The chance of the price changing is zero*.

Apple is smarter than that!




(*unless it goes down)
 
Also! I find it odd, we aren't allowed to pre-order yet. I'm assuming there might be some last minute changes. Whether it's price or hardware. So there's a chance what we saw in the keynote/price is not finalized! (Shocking I know)

So I'm anticipating something better, in store for us within the next couple weeks.

Detective out!

Its pretty obvious that its because they haven't got FCC approval yet (or they now have and they plan to open orders soon).

It even pretty much says on the site at the bottom. They are not allowed to start taking orders until they have the approval.
 
Its pretty obvious that its because they haven't got FCC approval yet (or they now have and they plan to open orders soon).

It even pretty much says on the site at the bottom. They are not allowed to start taking orders until they have the approval.

I'm not sure where that rumor got started. Clearly the FCC has no control over someone taking orders for a device, merely over whether it's legal to actually deliver it to an end user.
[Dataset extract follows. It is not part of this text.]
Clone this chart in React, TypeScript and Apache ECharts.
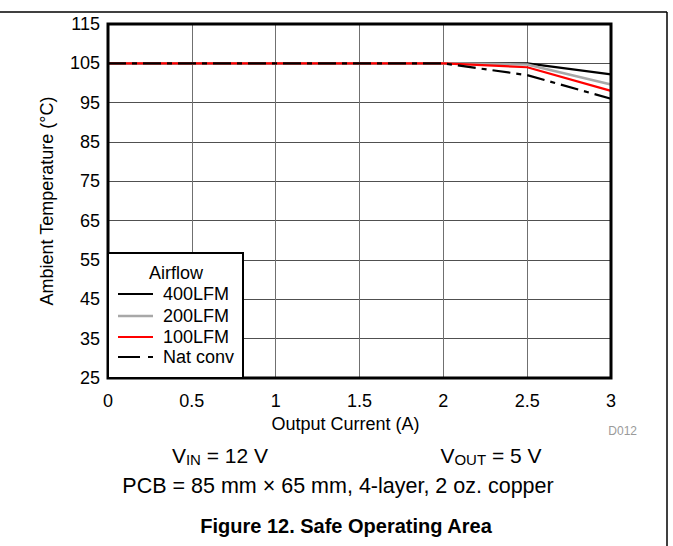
import React, { useEffect, useRef } from "react";
import * as echarts from "echarts";

const currents = [0, 2, 2.5, 3];
const seriesNames = ["400LFM", "200LFM", "100LFM", "Nat conv"];
const lfm400 = [105, 105, 105, 102.2];
const lfm200 = [105, 105, 104.7, 99.6];
const lfm100 = [105, 105, 104, 98];
const natConv = [105, 105, 102, 96];
const seriesValues = [lfm400, lfm200, lfm100, natConv];
const seriesColors = ["#000000", "#a8a8a8", "#ff0000", "#000000"];
const seriesWidths = [2.2, 2.6, 2.2, 2.2];
const seriesDash: (number[] | "solid")[] = ["solid", "solid", "solid", [18, 6, 5, 6]];

const FONT = "'Liberation Sans', Arial, sans-serif";

export default function App() {
  const ref = useRef<HTMLDivElement>(null);
  useEffect(() => {
    if (!ref.current) return;
    const chart = echarts.init(ref.current, undefined, { renderer: "svg" });
    const series = seriesNames.map((name, i) => ({
      name,
      type: "line",
      data: currents.map((c, j) => [c, seriesValues[i][j]]),
      showSymbol: false,
      symbol: "none",
      lineStyle: { color: seriesColors[i], width: seriesWidths[i], type: seriesDash[i] },
      z: 3 + i,
    }));

    const legendTop = 253;
    const rowYs = [294, 316, 337, 357];
    const legendGraphics: any[] = [
      {
        type: "rect",
        shape: { x: 108, y: legendTop, width: 135, height: 125 },
        style: { fill: "#fff", stroke: "#000", lineWidth: 2 },
        z: 50,
      },
      {
        type: "text",
        x: 176,
        y: 273,
        style: { text: "Airflow", font: `18px ${FONT}`, fill: "#000", textAlign: "center", textVerticalAlign: "middle" },
        z: 51,
      },
    ];
    seriesNames.forEach((name, i) => {
      legendGraphics.push({
        type: "line",
        shape: { x1: 118, y1: rowYs[i], x2: 153, y2: rowYs[i] },
        style: {
          stroke: seriesColors[i],
          lineWidth: seriesWidths[i],
          lineDash: Array.isArray(seriesDash[i]) ? [22, 8, 5, 8] : null,
        },
        z: 51,
      });
      legendGraphics.push({
        type: "text",
        x: 163,
        y: rowYs[i],
        style: { text: name, font: `18px ${FONT}`, fill: "#000", textAlign: "left", textVerticalAlign: "middle" },
        z: 51,
      });
    });

    const subRich = { sub: { fontSize: 15, fontFamily: FONT, verticalAlign: "bottom", padding: [9, 0, 0, 0] } };

    const option: any = {
      animation: false,
      backgroundColor: "#fff",
      grid: {
        left: 108,
        top: 24,
        right: 62,
        bottom: 168,
        show: true,
        borderColor: "#000",
        borderWidth: 3,
        backgroundColor: "transparent",
        z: 10,
      },
      xAxis: {
        type: "value",
        min: 0,
        max: 3,
        interval: 0.5,
        name: "Output Current (A)",
        nameLocation: "middle",
        nameGap: 31,
        nameTextStyle: { fontSize: 18, color: "#000", fontFamily: FONT, padding: [0, 28, 0, 0] },
        axisLine: { show: false },
        axisTick: { show: false },
        axisLabel: { fontSize: 18, color: "#000", fontFamily: FONT, margin: 14 },
        splitLine: { show: true, lineStyle: { color: "#707070", width: 1 } },
      },
      yAxis: {
        type: "value",
        min: 25,
        max: 115,
        interval: 10,
        name: "Ambient Temperature (\u00B0C)",
        nameLocation: "middle",
        nameGap: 52,
        nameTextStyle: { fontSize: 18, color: "#000", fontFamily: FONT },
        axisLine: { show: false },
        axisTick: { show: false },
        axisLabel: { fontSize: 18, color: "#000", fontFamily: FONT, margin: 8 },
        splitLine: { show: true, lineStyle: { color: "#505050", width: 1 } },
      },
      series,
      graphic: [
        {
          type: "line",
          shape: { x1: 0, y1: 12, x2: 667, y2: 12 },
          style: { stroke: "#000", lineWidth: 1.5 },
        },
        {
          type: "line",
          shape: { x1: 667, y1: 12, x2: 667, y2: 546 },
          style: { stroke: "#000", lineWidth: 1.5 },
        },
        ...legendGraphics,
        {
          type: "text",
          x: 637,
          y: 431,
          style: { text: "D012", font: `12px ${FONT}`, fill: "#9a9a9a", textAlign: "right", textVerticalAlign: "middle" },
        },
        {
          type: "text",
          x: 220,
          y: 455,
          style: {
            text: "V{sub|IN} = 12 V",
            font: `21px ${FONT}`,
            fill: "#000",
            textAlign: "center",
            textVerticalAlign: "middle",
            rich: subRich,
          },
        },
        {
          type: "text",
          x: 491,
          y: 455,
          style: {
            text: "V{sub|OUT} = 5 V",
            font: `21px ${FONT}`,
            fill: "#000",
            textAlign: "center",
            textVerticalAlign: "middle",
            rich: subRich,
          },
        },
        {
          type: "text",
          x: 338,
          y: 486,
          style: {
            text: "PCB = 85 mm \u00D7 65 mm, 4-layer, 2 oz. copper",
            font: `21.5px ${FONT}`,
            fill: "#000",
            textAlign: "center",
            textVerticalAlign: "middle",
          },
        },
        {
          type: "text",
          x: 346,
          y: 526,
          style: {
            text: "Figure 12. Safe Operating Area",
            font: `bold 20px ${FONT}`,
            fill: "#000",
            textAlign: "center",
            textVerticalAlign: "middle",
          },
        },
      ],
    };
    chart.setOption(option);
    return () => chart.dispose();
  }, []);
  return (
    <div
      ref={ref}
      style={{ position: "fixed", left: 0, top: 0, width: 673, height: 546, background: "#fff" }}
    />
  );
}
The only US Government rule in force is the Federal Trade Commission’s Mail or Telephone Order Merchandise Rule, namely:

If, after taking the customer’s order, you learn that you cannot ship within the time you stated or within 30 days, you must seek the customer’s consent to the delayed shipment. If you cannot obtain the customer’s consent to the delay -- either because it is not a situation in which you are permitted to treat the customer’s silence as consent and the customer has not expressly consented to the delay, or because the customer has expressly refused to consent -- you must, without being asked, promptly refund all the money the customer paid you for the unshipped merchandise.​

So they could take orders at absolutely any time as long as they said the delivery date was longer than it could possibly take to get FCC approval. They don't want to pad their dates that much for press reasons, so they won't take orders until they know they can deliver in <30 days.
 
Unless I'm mistaken, FCC approval is only required for the 3G models -- and only in the U.S., obviously -- since the FCC has authority to regulate uses of the telecomm spectrum. That's (at least) part of the reason these are scheduled to ship later than the Wifi models.
 
Unless I'm mistaken, FCC approval is only required for the 3G models -- and only in the U.S., obviously -- since the FCC has authority to regulate uses of the telecomm spectrum. That's (at least) part of the reason these are scheduled to ship later than the Wifi models.
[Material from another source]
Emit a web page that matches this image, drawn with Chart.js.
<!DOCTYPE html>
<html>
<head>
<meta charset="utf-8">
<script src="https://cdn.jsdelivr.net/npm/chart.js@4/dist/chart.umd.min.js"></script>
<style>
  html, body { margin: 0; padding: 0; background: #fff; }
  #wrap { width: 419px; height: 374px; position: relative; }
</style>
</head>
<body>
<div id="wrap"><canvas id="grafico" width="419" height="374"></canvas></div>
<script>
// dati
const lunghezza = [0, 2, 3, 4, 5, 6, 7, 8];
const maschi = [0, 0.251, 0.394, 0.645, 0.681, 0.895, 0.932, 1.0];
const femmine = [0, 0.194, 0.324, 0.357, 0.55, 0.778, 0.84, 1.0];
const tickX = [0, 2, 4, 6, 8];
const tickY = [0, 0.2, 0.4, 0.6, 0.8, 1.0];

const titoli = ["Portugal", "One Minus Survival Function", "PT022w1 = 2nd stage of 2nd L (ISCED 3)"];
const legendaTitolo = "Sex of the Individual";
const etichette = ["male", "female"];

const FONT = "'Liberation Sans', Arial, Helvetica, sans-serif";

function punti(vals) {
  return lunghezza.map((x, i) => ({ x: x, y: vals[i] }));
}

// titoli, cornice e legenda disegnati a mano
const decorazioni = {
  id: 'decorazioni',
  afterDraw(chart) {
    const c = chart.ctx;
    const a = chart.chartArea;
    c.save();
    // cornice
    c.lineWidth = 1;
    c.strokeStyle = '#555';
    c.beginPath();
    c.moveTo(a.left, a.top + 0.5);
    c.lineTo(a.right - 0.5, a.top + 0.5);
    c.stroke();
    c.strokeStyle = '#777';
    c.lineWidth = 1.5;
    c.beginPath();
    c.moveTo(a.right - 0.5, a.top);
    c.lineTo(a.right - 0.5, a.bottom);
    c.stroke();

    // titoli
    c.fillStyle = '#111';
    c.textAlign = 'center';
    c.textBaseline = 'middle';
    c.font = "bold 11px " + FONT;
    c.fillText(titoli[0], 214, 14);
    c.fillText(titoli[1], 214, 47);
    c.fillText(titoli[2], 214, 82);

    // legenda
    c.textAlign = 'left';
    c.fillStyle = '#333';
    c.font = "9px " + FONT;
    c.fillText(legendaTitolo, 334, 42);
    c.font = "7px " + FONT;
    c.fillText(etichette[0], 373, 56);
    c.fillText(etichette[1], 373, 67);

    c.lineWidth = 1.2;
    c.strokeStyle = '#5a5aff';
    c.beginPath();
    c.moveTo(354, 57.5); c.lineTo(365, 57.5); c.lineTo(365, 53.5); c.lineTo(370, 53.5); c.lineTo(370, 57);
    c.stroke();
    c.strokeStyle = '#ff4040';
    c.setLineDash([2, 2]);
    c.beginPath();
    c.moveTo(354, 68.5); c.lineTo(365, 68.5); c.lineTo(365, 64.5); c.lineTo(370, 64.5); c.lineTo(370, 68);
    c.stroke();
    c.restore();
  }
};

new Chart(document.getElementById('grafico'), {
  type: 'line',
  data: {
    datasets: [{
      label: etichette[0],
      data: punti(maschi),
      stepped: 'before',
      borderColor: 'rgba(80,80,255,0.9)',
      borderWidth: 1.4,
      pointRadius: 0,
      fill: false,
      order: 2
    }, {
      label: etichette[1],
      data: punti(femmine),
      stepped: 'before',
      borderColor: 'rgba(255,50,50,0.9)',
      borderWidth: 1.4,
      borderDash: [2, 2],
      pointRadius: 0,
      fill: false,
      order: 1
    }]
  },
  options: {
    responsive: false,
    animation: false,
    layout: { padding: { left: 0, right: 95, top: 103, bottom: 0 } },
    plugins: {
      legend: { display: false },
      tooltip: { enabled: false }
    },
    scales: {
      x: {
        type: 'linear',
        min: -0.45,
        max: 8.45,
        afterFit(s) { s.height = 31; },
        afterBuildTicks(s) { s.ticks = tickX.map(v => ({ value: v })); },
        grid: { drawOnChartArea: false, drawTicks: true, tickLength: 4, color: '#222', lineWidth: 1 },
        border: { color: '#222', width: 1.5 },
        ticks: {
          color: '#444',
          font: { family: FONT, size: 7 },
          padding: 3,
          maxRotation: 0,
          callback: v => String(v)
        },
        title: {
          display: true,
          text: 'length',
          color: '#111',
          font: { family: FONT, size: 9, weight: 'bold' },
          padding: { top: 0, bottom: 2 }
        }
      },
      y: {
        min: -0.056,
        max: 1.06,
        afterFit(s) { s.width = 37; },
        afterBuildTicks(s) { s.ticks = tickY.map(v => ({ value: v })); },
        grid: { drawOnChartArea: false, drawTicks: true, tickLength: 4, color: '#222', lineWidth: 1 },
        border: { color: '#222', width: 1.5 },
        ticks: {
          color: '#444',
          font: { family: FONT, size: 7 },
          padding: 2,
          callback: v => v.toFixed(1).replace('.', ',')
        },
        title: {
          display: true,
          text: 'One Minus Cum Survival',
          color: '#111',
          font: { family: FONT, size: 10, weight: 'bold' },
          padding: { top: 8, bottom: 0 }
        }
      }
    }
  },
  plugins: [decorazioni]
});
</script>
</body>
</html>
Ah, no, the FCC has broad jurisdiction to regulate all devices which may potentially interfere with licensed spectra. This includes basically any electronic device, which may be certified under 2 broad classes:

(h) Class A digital device. A digital device that is marketed for
use in a commercial, industrial or business environment, exclusive of a
device which is marketed for use by the general public or is intended to
be used in the home.
(i) Class B digital device. A digital device that is marketed for
use in a residential environment notwithstanding use in commercial,
business and industrial environments. Examples of such devices include,
but are not limited to, personal computers, calculators, and similar
electronic devices that are marketed for use by the general public.​

So the iPad needs to achieve FCC Class B certification, even if it didn't have either WWAN or WLAN (having one or both just makes it more difficult).

Anecdote: In the early days of home computing (late 1970s), PCs emitted so much RF interference that we would occasionally use an AM radio as a debugging tool. We could actually hear the patterns of instructions being executed, and if they repeated you could tell the code was stuck in a loop.